- [Provided data]

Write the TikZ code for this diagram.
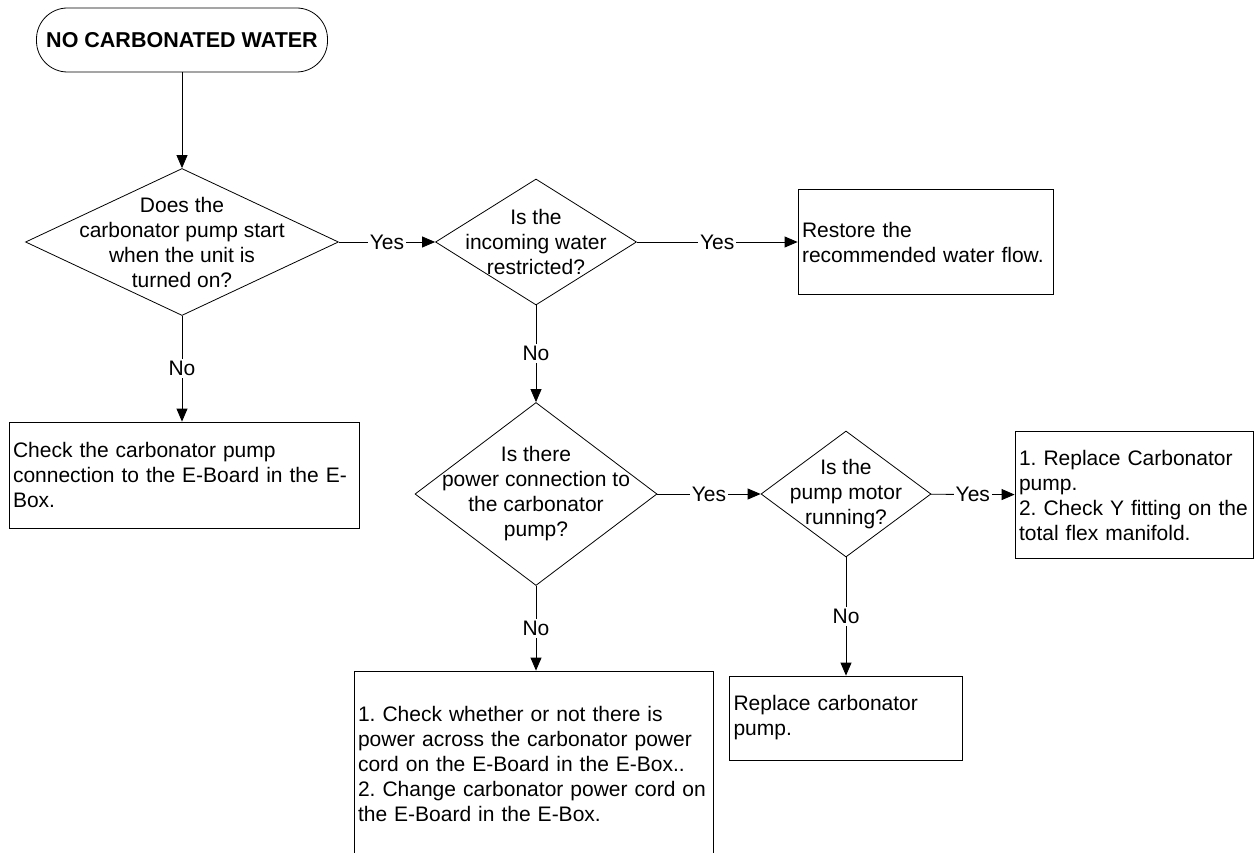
\documentclass[tikz,border=0pt]{standalone}
\usepackage{fontspec}
\setmainfont{Liberation Sans}
\frenchspacing
\usetikzlibrary{shapes.geometric,arrows.meta}
\begin{document}
\begin{tikzpicture}[x=1pt,y=-1pt,line width=0.8pt,
    every node/.style={font=\fontsize{21}{25}\selectfont},
    flow/.style={-{Triangle[length=13pt,width=11pt]}},
    lbl/.style={fill=white,inner sep=2pt},
    ask/.style n args={3}{diamond,draw,inner sep=0pt,minimum width=#1,minimum height=#2,
        label={[align=center]center:#3}},
    box/.style 2 args={draw,rectangle,inner xsep=4pt,inner ysep=0pt,text width=#1,minimum height=#2,align=left}]
    \useasboundingbox (0,0) rectangle (1258,853);
    \node[draw,rounded corners=31pt,minimum width=291pt,minimum height=64pt,
        font=\bfseries\fontsize{21.5}{25}\selectfont] (start) at (182,40) {NO CARBONATED WATER};
    \node[ask={313pt}{147pt}{Does the\\carbonator pump start\\when the unit is\\turned on?}] (d1) at (182,242) {};
    \node[ask={201pt}{126pt}{Is the\\incoming water\\restricted?}] (d2) at (536,242) {};
    \node[ask={242pt}{183pt}{Is there\\power connection to\\the carbonator\\pump?}] (d3) at (536,494) {};
    \node[ask={170pt}{126pt}{Is the\\pump motor\\running?}] (d4) at (846,494) {};
    \node[box={247pt}{105pt}] (restore) at (925.5,242) {Restore the\\recommended water flow.};
    \node[box={342pt}{106pt}] (chk) at (184,475) {Check the carbonator pump\\connection to the E-Board in the E-\\Box.};
    \node[box={230pt}{127pt}] (fix) at (1134,495) {1. Replace Carbonator\\pump.\\2. Check Y fitting on the\\total flex manifold.};
    \node[box={225pt}{84pt}] (replace) at (846,718) {Replace carbonator\\pump.};
    \node[box={351pt}{185pt}] (cord) at (533.5,763.5) {1. Check whether or not there is\\power across the carbonator power\\cord on the E-Board in the E-Box..\\2. Change carbonator power cord on\\the E-Board in the E-Box.};
    \draw[flow] (start) -- (d1);
    \draw[flow] (d1) -- node[lbl] {Yes} (d2);
    \draw[flow] (d2) -- node[lbl] {Yes} (restore);
    \draw[flow] (d1) -- node[lbl] {No} (d1 |- chk.north);
    \draw[flow] (d2) -- node[lbl] {No} (d3);
    \draw[flow] (d3) -- node[lbl] {Yes} (d4);
    \draw[flow] (d4) -- node[lbl] {Yes} (fix);
    \draw[flow] (d3) -- node[lbl] {No} (d3 |- cord.north);
    \draw[flow] (d4) -- node[lbl] {No} (replace);
\end{tikzpicture}
\end{document}
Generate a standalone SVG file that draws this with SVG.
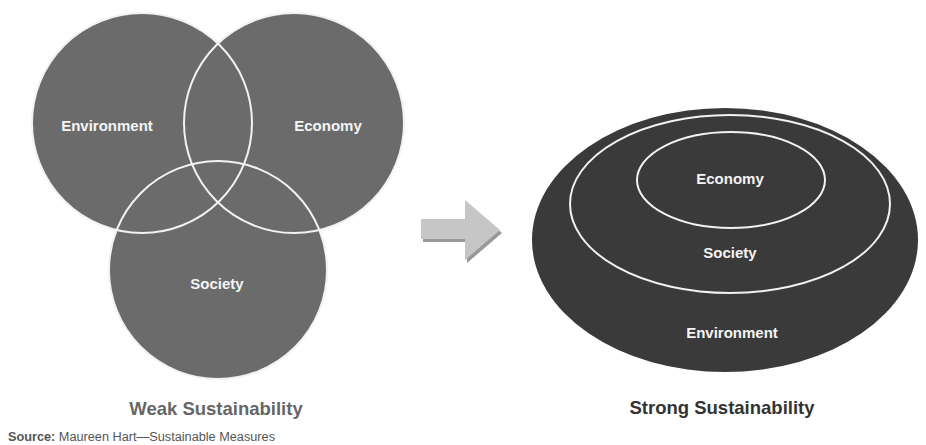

- [What you are asked to do] Count up every line above that has the word "this" in it; answer with the number alone.

- [Exercise response] 2